Scenario 2: The Broken Website

A corporate website is redesigned without usability testing. It looks beautiful but frustrates users, leading to higher bounce rates and fewer conversions.

Cost to fix: A full website overhaul, plus lost business during the transition.

Scenario 3: The Print Disaster

An ad campaign is developed without considering multi-platform execution. The digital files don’t work for print, requiring rushed redesigns before launch.

Cost to fix: Tens of thousands in last-minute production costs.

Every single one of these failures could have been prevented if Design Thinking had been applied upfront.

The best designers don’t work in isolation. They collaborate—with developers, strategists, marketing teams, and stakeholders—to create solutions that work across different mediums and audiences.

And yet, most designers aren’t taught how to navigate cross-functional teams or communicate design rationale to non-designers.

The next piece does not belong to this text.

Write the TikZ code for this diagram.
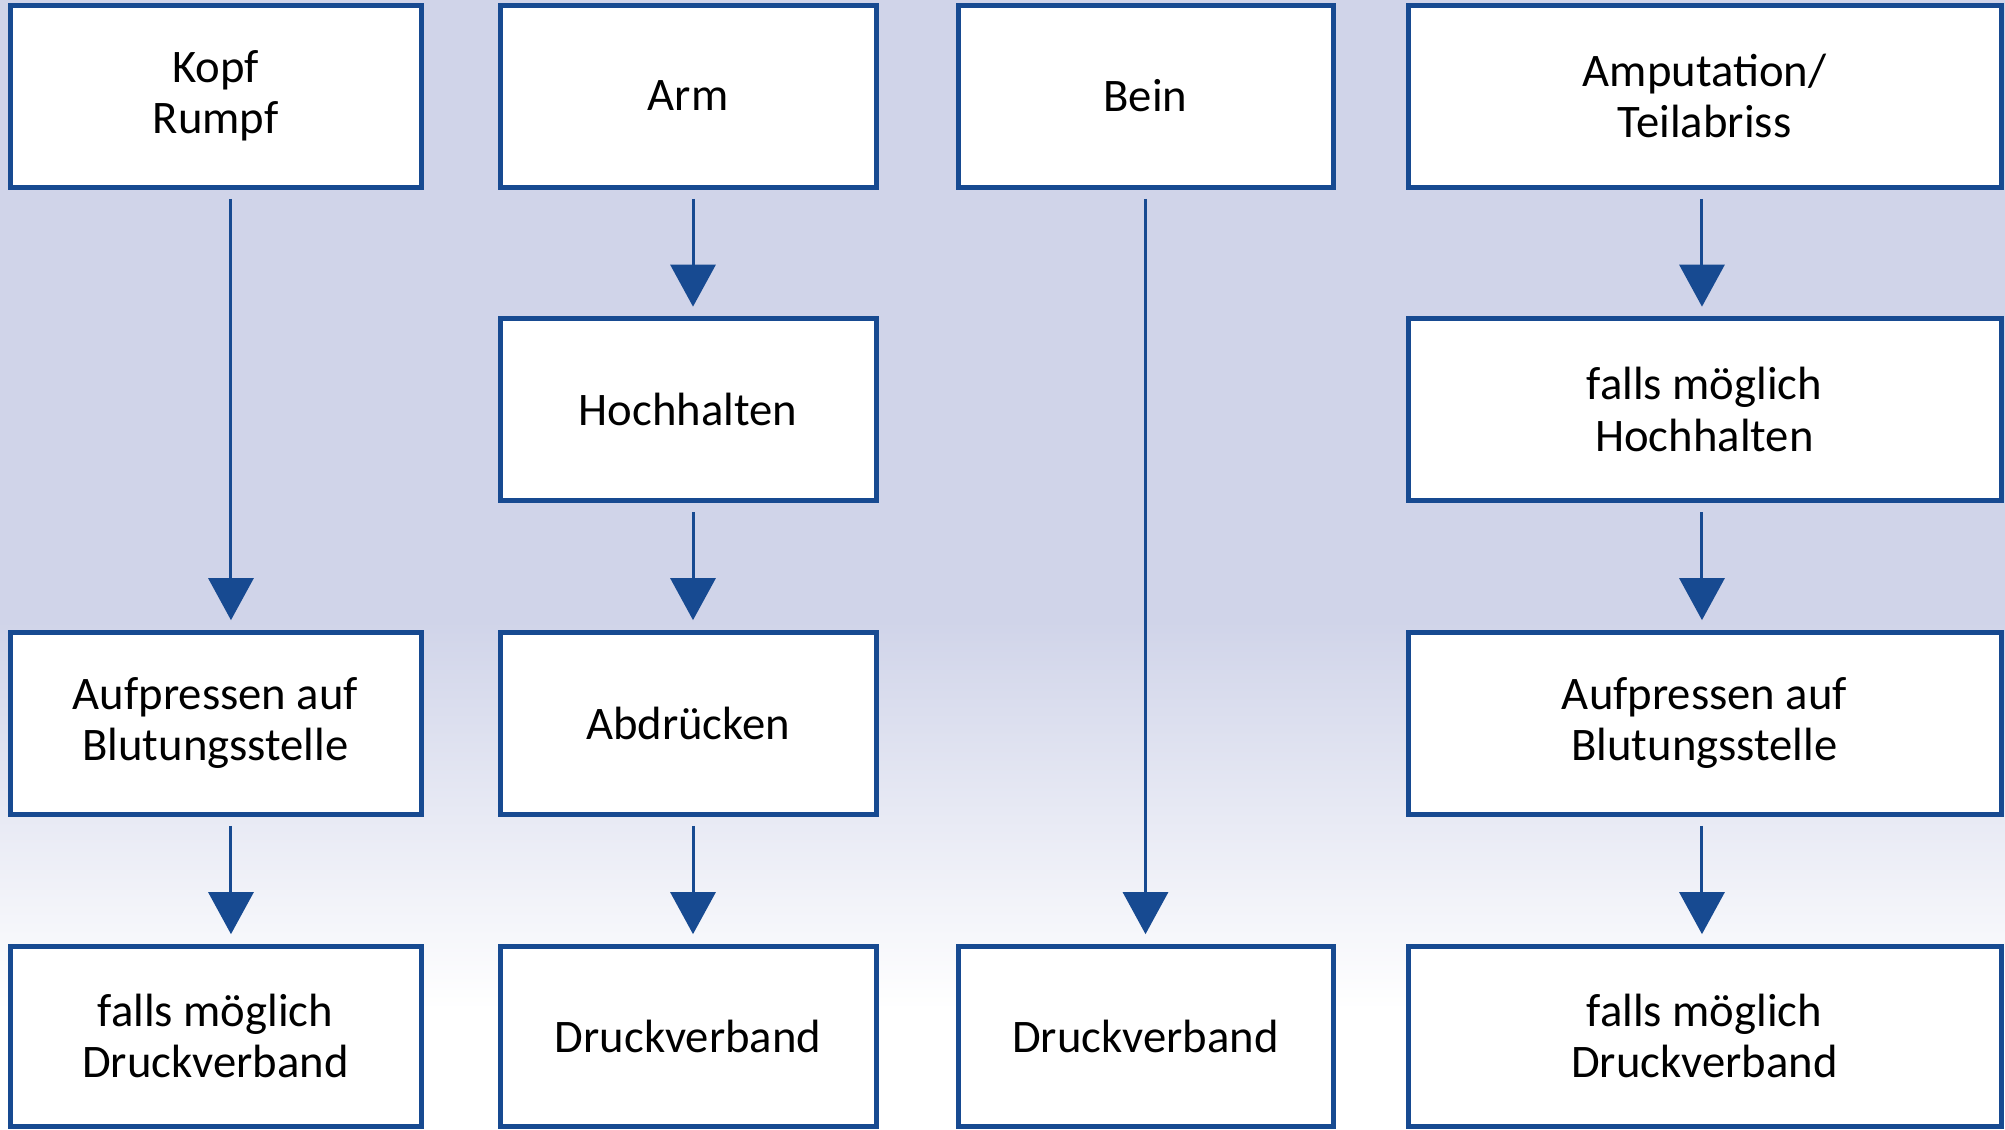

This is a huge gap in design education. Knowing how to:

  • Defend design decisions with strategic reasoning.
  • Translate complex design choices into language business leaders understand.
  • Work within multi-disciplinary teams without getting sidelined.

…is just as critical as knowing how to use Photoshop, Figma, or Illustrator.

If designers don’t know how to advocate for their work, they’ll get stuck taking orders instead of influencing decisions.

Why Design Thinking and Collaboration Set Professionals Apart

The difference between a mid-tier designer and a high-level design leader isn’t just skill—it’s how they think and communicate.

Designers who understand how to:

  • Solve real business problems through design.
  • Present their work with strategic clarity.
  • Collaborate effectively with non-designers.

…become invaluable.

The designers who embrace this mindset? They become creative directors, brand strategists, and sought-after consultants.

The ones who don’t? They stay stuck in endless production cycles, undervalued and replaceable.

What Happens Next?

The final two posts in this series will focus on what designers can do to sustain themselves and their creativity in an industry that demands constant adaptation.

Up next: How to sustain creative flow, avoid burnout, and hold onto joy—even in a broken system.

Because in the end, the best designers aren’t just the ones who survive industry shifts.

They’re the ones who keep evolving—on their own terms.